Babies and Bathwater

While surfing around for Christmas books, I came upon this website for librarians about culling out older holiday books. I found it rather sad, because I love old books.

Certainly I understand where the school may be coming from. As much as I like reading these old books, there are times when the blatant racism makes me pause. I remember how it bothered me to read old books where the villians were evil Italian organ grinders (like in The Five Little Peppers and How They Grew) or "dirty, smelly" Italians were featured; it was a big jolt to think that everyone didn't like my ethnic group. And I wince when I read the old series books with "typical Negro dialect" and lazy, shiftless "darkies" (like "Eradicate" in the Tom Swift books) and the "greasers" typically portrayed in books set out West. It baffles me after reading books, especially those for children, that used strong vocabularies, daring settings, and sturdy characters suddenly descending into portrayals of stereotypical ethnic and racial characters, how intelligent people could have ever believed these things.

But there they are. It's, for better or worse, what we were, what children had ingrained into them at a young age and then passed on to their children. Thankfully no one except some equally baffling extremists who rail on about "racial purity" believes that rot any longer.

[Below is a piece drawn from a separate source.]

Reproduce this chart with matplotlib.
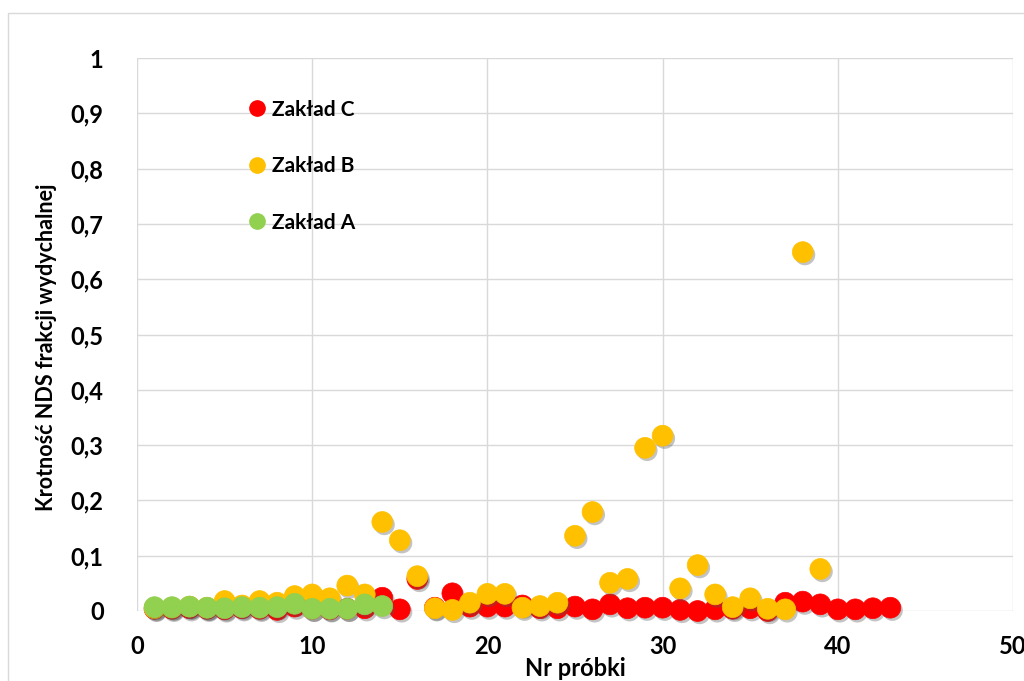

Must the ideas in the books be tossed out, too? Perhaps, as long as they are in good shape, might the books be put into a special section for historical purposes, to be read by older people who understand "this is how it was" and discard the hurtful chaff for a portrait of the times? One of the collecting shows on the Treasure HD channel featured a young African-American man who collects cookie jars, statues, tools, etc. featuring blackface characters, mammys, Pullman porters, etc. He says they make him sad to know that people believed in the stereotypes portrayed by these sculptures, but that it happened and that thankfully we were past producing such things, that they were now tools in which to show people that times have changed for the better. Cannot the old books do the same?